At a recent women’s conference, a popular speaker repeated one phrase over and over again: “The world is cray-cray; focus on Jesus!” The phrase punctuated various vague references to different cultural and political events, and was often paired with a question: “Why are we surprised?” The message was clear: the world is sinful, it’s getting worse, why are we so concerned with it? The woman giving the message had devoted her life to various efforts at fighting the material conditions of evil in the world; she had every reason to defend Christians engaging with social and political issues. But the narrative is strong and seeps into our thinking without us even noticing.

It’s also an appealing narrative, particularly in this political and cultural moment. In a time of political tension, when “evangelicals” (whatever that means) are deeply divided over political and social issues, it’s tempting to avoid controversy altogether by declaring all of those issues comparatively unimportant. It can even feel like a holier response that calls us to deeper reflection about the evil in the world and reminds us of the need for evangelism and discipleship.

But this response is rarely our universal one. We cherry pick the issues that deserve our political or social attention while declaring others to be only spiritual issues of sin and repentance. The same speaker who shouted about how irredeemably “cray-cray” the world is also bemoaned gay marriage and legal abortion. We’re either dishonest about our standards for political engagement or we don’t really have any.

In the days and weeks following the Parkland shooting, I couldn’t get 2 Corinthians 7:11 out of my head: “See what this godly sorrow has produced in you: what earnestness, what eagerness to clear yourselves, what indignation, what alarm, what longing, what concern, what readiness to see justice done” (NIV).

The Corinthians were responding to Paul’s criticisms with godly sorrow. That is, real repentance that both mourns the wrong that was done and acts differently in response.
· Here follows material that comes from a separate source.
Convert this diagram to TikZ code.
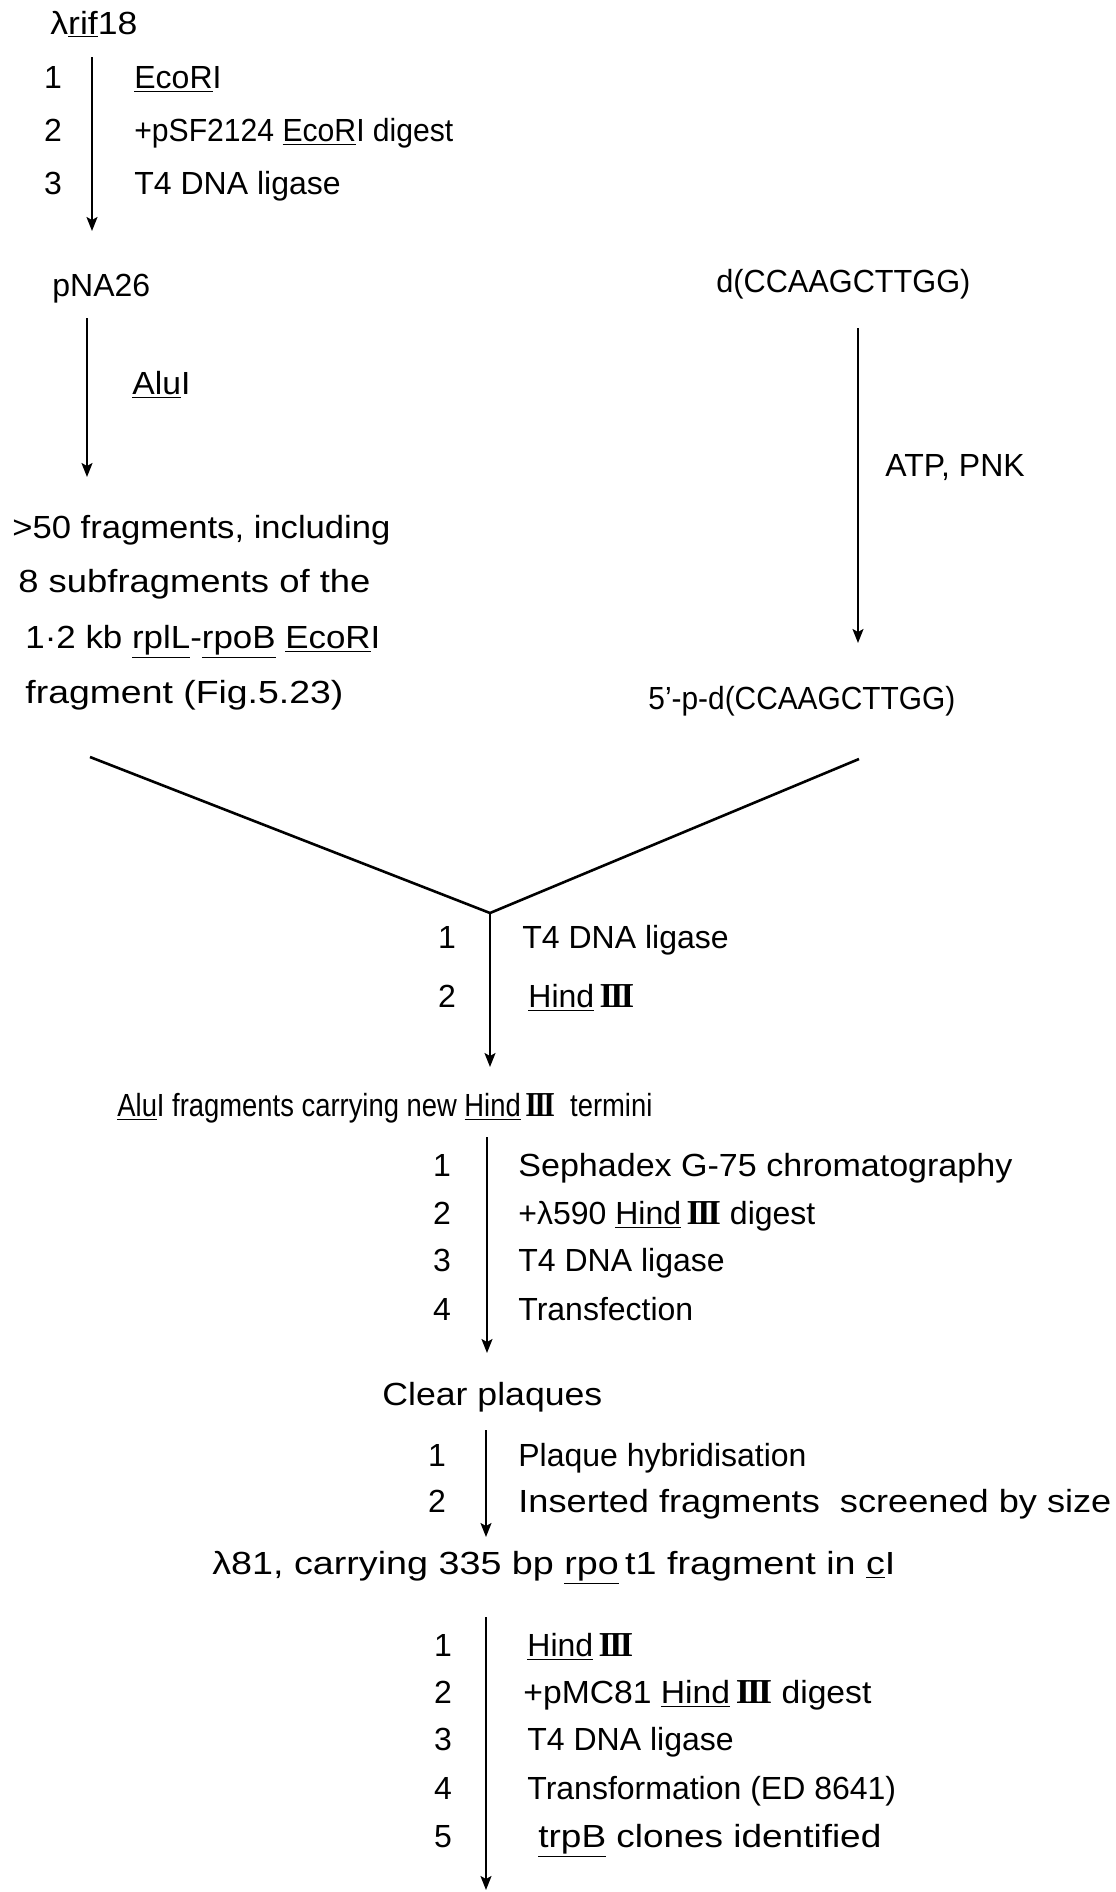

We might not think that we have any level of responsibility for tragic events like Parkland. And we don’t have the same level of culpability that many of the Corinthians did in the issues that Paul was addressing (e.g., division, incest, abuse of spiritual gifts). But it’s safe to say that he was addressing a collective, a church whose problems were widespread and structural. Not every single individual in the church was committing the specific sins he addressed, but they all bore the weight of responsibility for their community.

Similarly, we bear some responsibility for our own communities. We bear responsibility for our communities that prioritize security and safety above all else; that are ruled by fear; and that idolize gun ownership to the point of refusing any discussion of policy solutions to material realities.

We’ve lost a sense of what “godly sorrow” really looks like. In the internet age, there’s certainly a need to remember the time-consuming value of lament. But evangelicals have worked ourselves into a posture toward tragic events like mass shootings that only permits us to offer either “thoughts and prayers” or simple political platitudes — and in the process, we undermine the grave reality of the issues at hand.

If, instead, we responded with “godly sorrow” — the sorrow that comes with “earnestness” and “indignation” — we’d see our own responsibility in our culture of violence and fear, and respond with a “readiness to see justice done.” Even though we wouldn’t necessarily agree on the exact solutions, we’d still recognize the sin among us and desire justice in its place. The conversations we need to have about these different solutions will be difficult, but they can’t begin until we confess our own culpability and agree on this at least: we have work to do.


2 Comments

  1. A good article; thank you.

    There are clearly Christian traditions that tend to suppress the tragic. There might be several reasons. Can they not adequately address it? Are they making an ill-advised attempt to defend God or to apologize on his behalf? I’m not sure.

    The proper thing to do, I believe, is to face tragedy squarely, see it for what it is, and yet live in hope that there is a “meaning for our existence that is given with existence” by God, and that “all things will come to their destined fulfillment” in Him. (Quotations from John Macquarrie’s “Principles of Christian Theology”.)